Men, I never saw your ship in all her glory, but she still lives on in the hearts and minds of Hoosiers, more than just memory.  I can tell you the teak planks from her main deck were actually made into a beautiful desk that every Indiana governor has sat behind since 1964, me included.  It was always very humbling for me to come to work every day at the Indiana State House and rest my elbows on the deck of a battleship.  (Laughter.)

And now we turn the page to another chapter in the Hoosier history, and it will be just as proud.  This USS Indiana — the third to bear the name, and the first submarine — is a worthy inheritor of the name and legacy of our state.  And already she bears the mark of Indiana — not just in her name, but from bow to stern.

More than 100 Hoosier businesses have contributed to this boat’s creation in one way or another.  At least two members of her crew and four of her shipbuilders hail from our great state, and so many of volunteers for the commissioning committee call Indiana home.  Would you mind giving all the Hoosiers who are here a big, big round of applause, especially those two on the crew?  (Applause.)

I am personally grateful to everyone who has lent their talent, their time, and their treasure to the USS Indiana, and I know that President Trump is thankful as well.
This submarine is the most advanced to ever serve America.   The steel within her skeleton — all 7,600 tons — and the steel in the hearts of her crew form the unbreakable, unshakeable backbone of American freedom.

When the USS Indiana goes to sea in just a few short weeks, she’ll give witness to our country’s strength of will and to our strength of arms.  And as her sailors begin to fulfill their duty, they’ll do so, as the saying goes, “not for self, but for country” — proving through their service and their sacrifice that those that stand before us in those emblazoned white uniforms, they are from the rest of us — but they are the best of us.  (Applause.)

We know they’re ready.  We pray that they never feel the heat of battle.  But we’re grateful that the USS Indiana will be ready, will be there beneath the waves, the hidden chariot of the “Silent Victors,” faithfully guarding our freedom, faithfully guarding our way of life.
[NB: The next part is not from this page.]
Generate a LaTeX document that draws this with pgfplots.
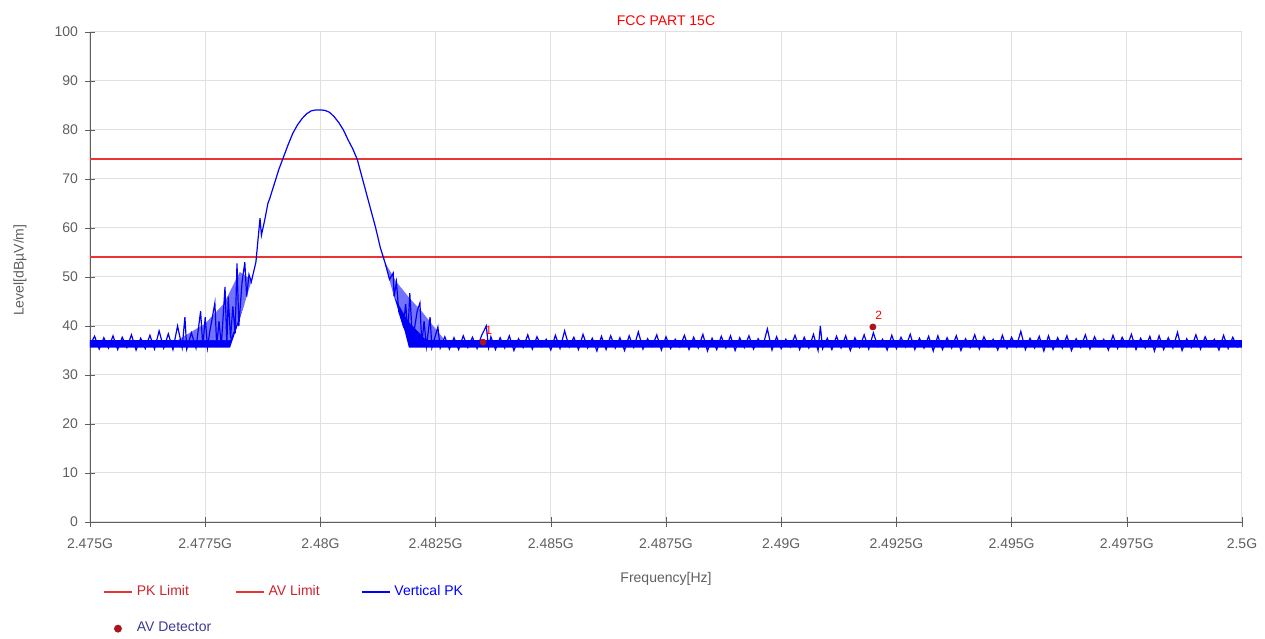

And so, on behalf of the Commander-in-Chief, President Donald Trump, we christen the USS Indiana.  Today this humbled son of Indiana is truly grateful to have the opportunity to be with you today to see my beloved state and all of her people so aptly embodied in this extraordinary boat.

From this day forward, the spirit and the service of the Hoosier State will find a home on the seven seas in this majestic and mighty submarine, and in the proud crew who walk her decks.  And only a few short months from now, when she completes her maiden voyage, the world will take note.  For the USS Indiana signifies the enduring strength and leadership of the United States, a beacon of freedom in these stormy and uncertain times.

Know today that under President Donald Trump that beacon will shine bright, brighter than ever before.  And with this President’s leadership, the United States I believe is entering a new era of security, prosperity, and strength.

And so I close with a word of confidence that with your help, with God’s help, with the USS Indiana at sea, and the great Armed Forces of the United States of America, and the valor and vigilance of all those who serve, that today we go forth to meet a glorious future together.

May God bless and protect the USS Indiana and all who serve aboard her every day beneath our seven seas.  My God bless Indiana and may God bless the United States of America.  (Applause.)